Emily Knous admits it was a little scary when she found out she was starting in Arizona’s spring season opener.
She had never played at the collegiate level before, and the Wildcats were about to take on the Arizona State Sun Devils in a Pac-12 rivalry game, where she would be competing against players who were older, faster and more skilled than those she faced in club soccer.
But Knous’s fear subsided before kickoff. She had worked too hard to be afraid.
“I was like, ‘I know I have prepared for this my whole life, so I’m more than ready,’” she said.
You see, Knous is not a typical freshman. She graduated early from Long Beach Poly and enrolled at the UA last winter when most people her age were still wrapping up their senior year of high school.
Knous had to make sacrifices to put herself in that position, though she doesn’t necessarily look at it that way.
“I wasn’t the type of person that was all about my high school years, so missing prom and grad night and things like that wasn’t a huge deal to me,” she said. “I cared more about my future and getting that head start.”
By enrolling early, Knous got the winter, spring and summer to prepare for her freshman season. Not only did that give her more time to get acclimated on the field, but in the classroom as well.

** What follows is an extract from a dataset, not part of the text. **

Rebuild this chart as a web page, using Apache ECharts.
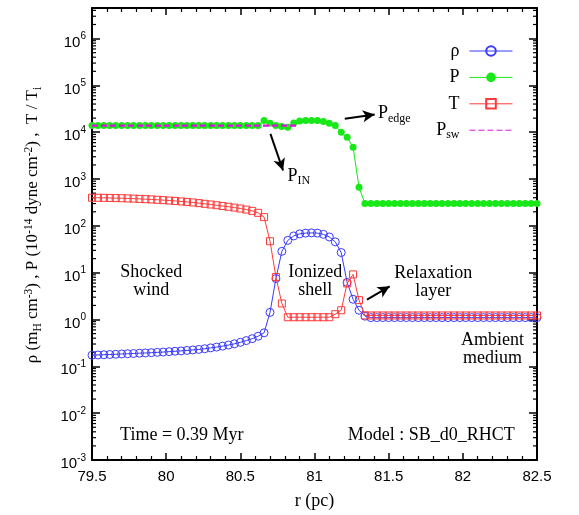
<!DOCTYPE html>
<html>
<head>
<meta charset="utf-8">
<script src="https://cdn.jsdelivr.net/npm/echarts@6/dist/echarts.min.js"></script>
<style>
  html, body { margin: 0; padding: 0; background: #ffffff; }
  #chart { width: 579px; height: 515px; }
</style>
</head>
<body>
<div id="chart"></div>
<script>
// Radial grid of the profile (pc)
const radius = [
  79.50, 79.54, 79.58, 79.62, 79.66, 79.70, 79.74, 79.78, 79.82, 79.86,
  79.90, 79.94, 79.98, 80.02, 80.06, 80.10, 80.14, 80.18, 80.22, 80.26,
  80.30, 80.34, 80.38, 80.42, 80.46, 80.50, 80.54, 80.58, 80.62, 80.66,
  80.70, 80.74, 80.78, 80.82, 80.86, 80.90, 80.94, 80.98, 81.02, 81.06,
  81.10, 81.14, 81.18, 81.22, 81.26, 81.30, 81.34, 81.38, 81.42, 81.46,
  81.50, 81.54, 81.58, 81.62, 81.66, 81.70, 81.74, 81.78, 81.82, 81.86,
  81.90, 81.94, 81.98, 82.02, 82.06, 82.10, 82.14, 82.18, 82.22, 82.26,
  82.30, 82.34, 82.38, 82.42, 82.46, 82.50
];

// Density rho (m_H cm^-3)
const density = [
  0.173, 0.175, 0.177, 0.179, 0.181, 0.184, 0.186, 0.188, 0.191, 0.193,
  0.196, 0.199, 0.202, 0.206, 0.210, 0.214, 0.219, 0.224, 0.230, 0.238,
  0.248, 0.258, 0.270, 0.285, 0.303, 0.326, 0.355, 0.390, 0.440, 0.520,
  1.42, 7.5, 28.6, 49, 61, 67.5, 70, 71, 70, 66,
  58, 45.6, 27, 6.2, 2.71, 1.58, 1.18, 1.10, 1.10, 1.10,
  1.10, 1.10, 1.10, 1.10, 1.10, 1.10, 1.10, 1.10, 1.10, 1.10,
  1.10, 1.10, 1.10, 1.10, 1.10, 1.10, 1.10, 1.10, 1.10, 1.10,
  1.10, 1.10, 1.10, 1.10, 1.10, 1.10
];

// Pressure P (1e-14 dyne cm^-2)
const pressure = [
  14000, 14000, 14000, 14000, 14000, 14000, 14000, 14000, 14000, 14000,
  14000, 14000, 14000, 14000, 14000, 14000, 14000, 14000, 14000, 14000,
  14000, 14000, 14000, 14000, 14000, 14000, 14000, 14000, 14000, 17800,
  15600, 13900, 13200, 12800, 15700, 17300, 17800, 17800, 17800, 16900,
  15600, 13900, 10000, 7800, 4800, 670, 300, 300, 300, 300,
  300, 300, 300, 300, 300, 300, 300, 300, 300, 300,
  300, 300, 300, 300, 300, 300, 300, 300, 300, 300,
  300, 300, 300, 300, 300, 300
];

// Temperature T / T_i
const temperature = [
  400, 399, 397, 395, 392, 390, 386, 382, 377, 372,
  367, 361, 355, 348, 341, 333, 325, 316, 306, 296,
  286, 276, 266, 256, 246, 235, 223, 209, 190, 154,
  47, 8.1, 2.2, 1.12, 1.12, 1.12, 1.12, 1.12, 1.12, 1.12,
  1.12, 1.30, 1.58, 5.9, 9.2, 2.6, 1.23, 1.22, 1.22, 1.22,
  1.22, 1.22, 1.22, 1.22, 1.22, 1.22, 1.22, 1.22, 1.22, 1.22,
  1.22, 1.22, 1.22, 1.22, 1.22, 1.22, 1.22, 1.22, 1.22, 1.22,
  1.22, 1.22, 1.22, 1.22, 1.22, 1.22
];

// Shocked-wind pressure level and the radii it spans
const pressureSWRadius = [79.5, 80.88];
const pressureSW = [13800, 13800];

// Axis ranges and decade exponents of the y axis
const xRange = [79.5, 82.5];
const yRange = [1e-3, 4.5e6];
const yDecades = [-3, -2, -1, 0, 1, 2, 3, 4, 5, 6];
const minorMantissas = [2, 3, 4, 5, 6, 7, 8, 9];

const SERIF = '"Liberation Serif", "Times New Roman", serif';
const SANS = '"Liberation Sans", Arial, Helvetica, sans-serif';
const C_RHO = '#3a3aff';
const C_P = '#18e818';
const C_T = '#ff3a3a';
const C_SW = '#e010e0';

const pairs = (xs, ys) => xs.map((x, i) => [x, ys[i]]);

// Log-scale minor tick values (2..9 x 10^k) inside the y range
const minorY = [];
yDecades.forEach(k => minorMantissas.forEach(m => {
  const v = m * Math.pow(10, k);
  if (v > yRange[0] && v < yRange[1]) minorY.push(v);
}));

const chart = echarts.init(document.getElementById('chart'), null, { renderer: 'canvas' });

const axisLine = { show: true, onZero: false, lineStyle: { color: '#000', width: 2 } };

function decadeLabel(v) {
  const e = Math.log10(v);
  const k = Math.round(e);
  if (Math.abs(e - k) > 1e-6) return '';
  return '{b|10}{s|' + k + '}';
}

const yAxisBase = {
  type: 'log',
  logBase: 10,
  min: yRange[0],
  max: yRange[1],
  splitNumber: 10,
  axisLine: axisLine,
  axisTick: { show: true, inside: true, length: 8, lineStyle: { color: '#000', width: 1.5 } },
  minorTick: { show: false },
  splitLine: { show: false }
};

const xAxisBase = {
  type: 'value',
  min: xRange[0],
  max: xRange[1],
  interval: 0.5,
  axisLine: axisLine,
  axisTick: { show: true, inside: true, length: 7, lineStyle: { color: '#000', width: 1.5 } },
  minorTick: { show: true, splitNumber: 5, length: 4, lineStyle: { color: '#000', width: 1.2 } },
  splitLine: { show: false }
};

const arrowStyle = { color: '#000', width: 2, type: 'solid' };

const option = {
  animation: false,
  backgroundColor: '#ffffff',
  grid: { left: 92, right: 42, top: 8, bottom: 55, containLabel: false, outerBoundsMode: 'none' },
  legend: {
    data: [
      { name: 'ρ' },
      { name: 'P' },
      { name: 'T' },
      { name: 'P_sw', itemStyle: { opacity: 0 } }
    ],
    orient: 'vertical',
    right: 66,
    top: 40,
    padding: 0,
    itemWidth: 43,
    itemHeight: 12,
    itemGap: 4.4,
    align: 'right',
    selectedMode: false,
    lineStyle: { width: 1 },
    formatter: name => name === 'P_sw' ? '{n|P}{sub|sw}' : name,
    textStyle: {
      fontFamily: SERIF, fontSize: 18, color: '#000', lineHeight: 22,
      padding: [0, 5, 0, 0],
      rich: {
        n: { fontFamily: SERIF, fontSize: 18, lineHeight: 22, color: '#000' },
        sub: { fontFamily: SERIF, fontSize: 12, lineHeight: 12, verticalAlign: 'bottom', color: '#000' }
      }
    }
  },
  xAxis: [
    Object.assign({}, xAxisBase, {
      position: 'bottom',
      axisLabel: { fontFamily: SANS, fontSize: 15, color: '#000', margin: 9 },
      name: 'r (pc)',
      nameLocation: 'middle',
      nameGap: 32,
      nameTextStyle: { fontFamily: SERIF, fontSize: 18, color: '#000' }
    }),
    Object.assign({}, xAxisBase, { position: 'top', axisLabel: { show: false } })
  ],
  yAxis: [
    Object.assign({}, yAxisBase, {
      position: 'left',
      axisLabel: {
        formatter: decadeLabel,
        margin: 6,
        padding: [8, 0, 0, 0],
        rich: {
          b: { fontFamily: SANS, fontSize: 15, lineHeight: 22, color: '#000' },
          s: { fontFamily: SANS, fontSize: 10, lineHeight: 10, verticalAlign: 'top', color: '#000' }
        }
      }
    }),
    Object.assign({}, yAxisBase, { position: 'right', axisLabel: { show: false } })
  ],
  series: [
    {
      name: 'ρ', type: 'line', xAxisIndex: 0, yAxisIndex: 0,
      data: pairs(radius, density),
      symbol: 'circle', symbolSize: 8, showSymbol: true,
      itemStyle: { color: 'none', borderColor: C_RHO, borderWidth: 1 },
      lineStyle: { color: C_RHO, width: 1 },
      emphasis: { disabled: true }, z: 4
    },
    {
      name: 'P', type: 'line', xAxisIndex: 0, yAxisIndex: 0,
      data: pairs(radius, pressure),
      symbol: 'circle', symbolSize: 7, showSymbol: true,
      itemStyle: { color: C_P, borderWidth: 0 },
      lineStyle: { color: C_P, width: 1 },
      emphasis: { disabled: true }, z: 3,
      markLine: {
        silent: true,
        symbol: ['none', 'arrow'],
        symbolSize: [9, 12],
        label: { show: false },
        lineStyle: arrowStyle,
        emphasis: { disabled: true },
        data: [
          [{ coord: [80.703, 9250] }, { coord: [80.788, 1525] }],
          [{ coord: [81.204, 19300] }, { coord: [81.406, 23800] }],
          [{ coord: [81.354, 2.67] }, { coord: [81.507, 5.13] }]
        ]
      }
    },
    {
      name: 'T', type: 'line', xAxisIndex: 0, yAxisIndex: 0,
      data: pairs(radius, temperature),
      symbol: 'rect', symbolSize: 7, showSymbol: true,
      itemStyle: { color: 'none', borderColor: C_T, borderWidth: 1 },
      lineStyle: { color: C_T, width: 1 },
      emphasis: { disabled: true }, z: 5
    },
    {
      name: 'P_sw', type: 'line', xAxisIndex: 0, yAxisIndex: 0,
      data: pairs(pressureSWRadius, pressureSW),
      symbol: 'none',
      itemStyle: { color: C_SW },
      lineStyle: { color: C_SW, width: 2.2, type: [6, 3] },
      emphasis: { disabled: true }, z: 10, zlevel: 0
    },
    {
      // minor ticks of the logarithmic axis, mirrored on both sides
      name: 'yMinorTicks', type: 'custom', xAxisIndex: 0, yAxisIndex: 0,
      silent: true, clip: false, z: 1,
      data: minorY.map(v => [xRange[0], v]),
      renderItem: (params, api) => {
        const v = api.value(1);
        const pl = api.coord([xRange[0], v]);
        const pr = api.coord([xRange[1], v]);
        const st = { stroke: '#000', lineWidth: 1.2 };
        return {
          type: 'group',
          children: [
            { type: 'line', shape: { x1: pl[0], y1: pl[1], x2: pl[0] + 4, y2: pl[1] }, style: st },
            { type: 'line', shape: { x1: pr[0], y1: pr[1], x2: pr[0] - 4, y2: pr[1] }, style: st }
          ]
        };
      }
    }
  ]
};

chart.setOption(option);

// Annotation texts anchored in data coordinates
const toPx = (r, v) => chart.convertToPixel({ xAxisIndex: 0, yAxisIndex: 0 }, [r, v]);
const richLabel = {
  n: { fontFamily: SERIF, fontSize: 18, lineHeight: 22, fill: '#000' },
  sub: { fontFamily: SERIF, fontSize: 12, lineHeight: 12, verticalAlign: 'bottom', fill: '#000' },
  sup: { fontFamily: SERIF, fontSize: 12, lineHeight: 12, verticalAlign: 'top', fill: '#000' }
};
const titleRich = {
  n: { fontFamily: SERIF, fontSize: 17, lineHeight: 21, fill: '#000' },
  sub: { fontFamily: SERIF, fontSize: 11.5, lineHeight: 11, verticalAlign: 'bottom', fill: '#000' },
  sup: { fontFamily: SERIF, fontSize: 11.5, lineHeight: 11, verticalAlign: 'top', fill: '#000' }
};
const notes = [
  { at: [79.90, 6.72], text: 'Shocked\nwind', align: 'center' },
  { at: [81.005, 6.72], text: 'Ionized\nshell', align: 'center' },
  { at: [81.80, 6.24], text: 'Relaxation\nlayer', align: 'center' },
  { at: [82.20, 0.227], text: 'Ambient\nmedium', align: 'center' },
  { at: [79.689, 0.00341], text: 'Time = 0.39 Myr', align: 'left' },
  { at: [82.35, 0.00341], text: 'Model : SB_d0_RHCT', align: 'right' }
];
const richNotes = [
  { at: [80.818, 1165], text: '{n|P}{sub|IN}' },
  { at: [81.428, 25000], text: '{n|P}{sub|edge}' }
];

const graphics = [];
notes.forEach(n => {
  const p = toPx(n.at[0], n.at[1]);
  graphics.push({
    type: 'text', x: p[0], y: p[1], silent: true, z: 20,
    style: {
      text: n.text, fontFamily: SERIF, fontSize: 18, lineHeight: 18,
      fill: '#000', align: n.align, verticalAlign: 'middle'
    }
  });
});
richNotes.forEach(n => {
  const p = toPx(n.at[0], n.at[1]);
  graphics.push({
    type: 'text', x: p[0], y: p[1], silent: true, z: 20,
    style: { text: n.text, rich: richLabel, fill: '#000', align: 'left', verticalAlign: 'middle' }
  });
});

// Rotated y-axis title
graphics.push({
  type: 'text', x: 33, y: 225, rotation: Math.PI / 2, silent: true, z: 20,
  style: {
    text: '{n|ρ (m}{sub|H}{n| cm}{sup|-3}{n|) , P (10}{sup|-14}{n| dyne cm}{sup|-2}{n|) ,  T / T}{sub|i}',
    rich: titleRich, fill: '#000', align: 'center', verticalAlign: 'middle'
  }
});

chart.setOption({ graphic: graphics });
</script>
</body>
</html>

“Instead of having to make the transition from club (soccer) to college in three weeks, I got six months,” said Knous, a pre-business major who got straight A’s in high school.
Arizona has 11 freshmen, but Knous was the only one to enroll early, meaning she was the only newcomer in the spring semester. That would be a daunting situation for most, but Knous’s personality allowed for an easy transition.
“She’s kinda a little too mature for her age,” joked midfielder Kennedy Kieneker.
Some examples: Knous is known to help her older teammates with their schoolwork. She also had an impromptu sitdown with Kieneker, a senior, to discuss her teammate’s future. Knous saw how much Kieneker loves soccer and wanted to know if she planned to continue playing after college.
“She can have such a deep conversation with you out of nowhere,” Kieneker said. “She made me really rethink my life — in a good way.”
Arizona’s coaching staff noticed Knous’s astuteness when they were recruiting her. That, plus her blend of skill and athleticism, is why they floated the idea of enrolling early in the first place.
“When you’re recruiting freshmen in high school, you’re generating conversations most of the time where you’re doing most of the talking. She was someone in the beginning who it was back and forth,” said head coach Tony Amato. “She was asking good questions and she was engaged in the process. So you knew from that point that she was a little bit different and you see that now.”
Amato laughed when he heard about Knous’s conversation with Kieneker.
“None of that would surprise you if you got to know Em,” he said. “She’s going to look at all that stuff, almost to the point where you probably have to nudge her to take a deep breath and have a little fun.”
Oh, don’t worry, Knous’s freshman season has been a blast. The midfielder has started in all eight games and has emerged as one of Arizona’s best playmakers, tallying four goals and two assists.
“It’s been awesome,” she said. “I grew up in a good club team (Legends FC) so I had a good foundation, and the transition was pretty smooth and I’m learning things every practice, every game and getting better. I think it’s gone really well for me.”
Knous was recently named to TopDrawerSoccer’s National Team of the Week after notching two goals and an assist in a win against Baylor.
“I think her enrolling early really helped because she was able to practice with us for a whole semester, she was able to play college soccer before all the other freshmen came in, and she just has a maturity level on the field where she’s not nervous on the ball,” said UA defender Morgan McGarry. “She’s able to withstand some pressure and I think just having her as an attacking center-mid or outside-mid and being able to connect (passes) and also work back and back-press and defend, she’s been a great addition.”
The quartet of Knous, Kieneker, Kelcey Cavarra and Amanda Porter gives Arizona a talented, versatile midfield. Knous and Porter are extremely skilled players, while Cavarra is a grinder and Kieneker can do a little bit of everything.
“We all play different styles, which can be beneficial,” Knous said.
Most importantly, they all work hard.
“And Em has not missed a beat on that,” Amato said. “She’s stepped right in and you look at the numbers in terms of how much she works and runs, and all three of them cover a ton of ground and she’s fit right into that.”
The Wildcats have reaped the benefits, entering Pac-12 play with a 7-1 record. They have won seven games in a row, their longest winning streak since 2004, and are on track to make their fourth NCAA Tournament appearance in five years if they hold their own in conference play.
Arizona is an up-and-coming program, and Knous is intrigued by the opportunity to take it to even greater heights.
“This program, they haven’t won everything yet and I wanted to come to a school and build a legacy and make my mark,” she said. “They had the foundation and the coaching staff to put it all together so I came here with a chance to do something new and great at this school, and I think it’s going to be a great place to do it.”
Which is why Knous committed to Arizona all the way back in 2015 and took every step imaginable to enroll early.
“I have played soccer my whole life,” she said, “and just putting in the extra hours of training, not partying in high school, getting good grades, it all adds up to wanting to do well and the bigger picture, and I think finally getting here and watching that pay off is exciting.”